As Western Conference series moves to Oklahoma City, an L.A. strategist talks about transition defense and taking quality shots.

April 21, 2010|By Broderick Turner

He smiled and then chuckled, his voice and demeanor suggesting full admiration for his team's opponent.

On Tuesday, the Oklahoma City Thunder blocked 17 shots against the Lakers in Game 2 of the Western Conference playoffs and forced the Lakers into another miserable shooting night. And for the second straight game, the young Thunder took the more experienced defending NBA champions to the brink.

"They have our attention," Lakers assistant coach Jim Cleamons said. "They are a worthy opponent. They have our full respect."
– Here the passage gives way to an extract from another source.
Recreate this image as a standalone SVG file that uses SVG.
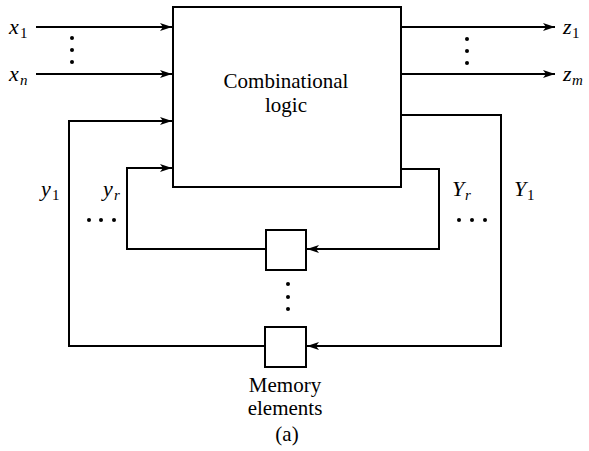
<svg xmlns="http://www.w3.org/2000/svg" width="589" height="451" viewBox="0 0 589 451">
<style>
.ln{fill:none;stroke:#000;stroke-width:2}
.bx{fill:#fff;stroke:#000;stroke-width:2}
.t{font-family:"Liberation Serif",serif;font-size:21px;fill:#000}
.v{font-family:"Liberation Serif",serif;font-size:22px;font-style:italic;fill:#000}
.s{font-family:"Liberation Serif",serif;font-size:15px;fill:#000}
.si{font-family:"Liberation Serif",serif;font-size:15px;font-style:italic;fill:#000}
</style>
<defs>
<marker id="ah" viewBox="0 0 12 8" refX="12" refY="4" markerWidth="12" markerHeight="8" markerUnits="userSpaceOnUse" orient="auto">
<path d="M0,0 L12,4 L0,8 L3,4 Z" fill="#000"/>
</marker>
</defs>
<rect x="0" y="0" width="589" height="451" fill="#fff"/>
<g id="connectors">
<line class="ln" x1="36" y1="27" x2="172" y2="27" marker-end="url(#ah)"/>
<line class="ln" x1="36" y1="74" x2="172" y2="74" marker-end="url(#ah)"/>
<line class="ln" x1="401" y1="27" x2="555" y2="27" marker-end="url(#ah)"/>
<line class="ln" x1="401" y1="74" x2="555" y2="74" marker-end="url(#ah)"/>
<polyline class="ln" points="401,115 501,115 501,346 307,346" marker-end="url(#ah)"/>
<polyline class="ln" points="401,169 439,169 439,249 307,249" marker-end="url(#ah)"/>
<polyline class="ln" points="265,249 127,249 127,168 172,168" marker-end="url(#ah)"/>
<polyline class="ln" points="265,346 69,346 69,121 172,121" marker-end="url(#ah)"/>
</g>
<g id="combinational">
<rect class="bx" x="173" y="7" width="228" height="180"/>
<text class="t" x="286" y="88" text-anchor="middle">Combinational</text>
<text class="t" x="286" y="112" text-anchor="middle">logic</text>
</g>
<g id="memory1">
<rect class="bx" x="266" y="230" width="40" height="40"/>
</g>
<g id="memory2">
<rect class="bx" x="265" y="327" width="41" height="40"/>
</g>
<g id="labels">
<text class="v" x="9" y="34">x</text><text class="s" x="20" y="38">1</text>
<text class="v" x="9" y="81">x</text><text class="si" x="20" y="85">n</text>
<text class="v" x="563" y="34">z</text><text class="s" x="572" y="38">1</text>
<text class="v" x="563" y="81">z</text><text class="si" x="572" y="85">m</text>
<text class="v" x="41" y="196">y</text><text class="s" x="52" y="200">1</text>
<text class="v" x="103" y="196">y</text><text class="si" x="114" y="200">r</text>
<text class="v" x="452" y="196">Y</text><text class="si" x="465" y="200">r</text>
<text class="v" x="514" y="196">Y</text><text class="s" x="527" y="200">1</text>
<text class="t" x="285" y="392" text-anchor="middle">Memory</text>
<text class="t" x="285" y="415" text-anchor="middle">elements</text>
<text class="t" x="287" y="441" text-anchor="middle">(a)</text>
</g>
<g id="dots" fill="#000">
<circle cx="72" cy="38" r="2"/><circle cx="72" cy="50" r="2"/><circle cx="72" cy="62" r="2"/>
<circle cx="467" cy="39" r="2"/><circle cx="467" cy="51" r="2"/><circle cx="467" cy="63" r="2"/>
<circle cx="288" cy="284" r="2"/><circle cx="288" cy="297" r="2"/><circle cx="288" cy="309" r="2"/>
<circle cx="89" cy="220" r="2"/><circle cx="101" cy="220" r="2"/><circle cx="114" cy="220" r="2"/>
<circle cx="459" cy="220" r="2"/><circle cx="472" cy="220" r="2"/><circle cx="485" cy="220" r="2"/>
</g>
</svg>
And this is after the Lakers opened a 2-0 lead in the best-of-seven series.

The Thunder has limited the Lakers to 39.2% shooting in two games.

The Thunder was in position to pull off the upset in Game 2, falling only after Kevin Durant missed a three-pointer that would have given Oklahoma City a one-point lead with just under eight seconds left.

And then there were those 17 blocked shots, a Lakers playoff opponent record.

Game 3 is Thursday night at the Ford Center, as is Game 4 on Saturday night.

The atmosphere in Oklahoma City has been electric during the regular season, with the games more like a college setting. "If I'm them, they probably have every reason to think they can win both of these games," Cleamons said.

Why?

"I think that the optimism that they've had — the way that they played the last two games, defensively and what they've done offensively — they probably feel pretty good about themselves," he said.

The task may be somewhat daunting, but Cleamons, in charge of putting the Lakers' game plan together against the Thunder, has some keys for the Lakers to be successful.

Transition defense: This is a mandate in this series for the Lakers. They have to get back on defense en masse, or face the quick Thunder running the ball down their throats for dunks.

Take quality shots: The Lakers have a size and length advantage against the smaller Thunder. So Cleamons wants to attack the Thunder inside with seven 7-footers Andrew Bynum and Pau Gasol.

"We need to play inside-out first," Cleamons said.

Defend the Big Three: Cleamons said the goal is to not let all three of Oklahoma City's top scorers during the regular season be productive. That means constantly focusing on Durant, Russell Westbrook and Jeff Green.

"Our defensive plan has been all along that two of them can score, but the third one can't," Cleamons said.

As for the Thunder, Cleamons said, Oklahoma City will ride Durant, who is averaging 28 points in the series but is making just 38% of his shots.

Cleamons also expects Green to settle in at home. Green is averaging 11 points, but is making just 26% of his shots and is averaging just 3.5 rebounds.

Meanwhile, Thunder point guard Westbrook will continue to attack the Lakers.

"What we have to do [Thursday] is understand our game plan," Cleamons said, "and play the best game of this series."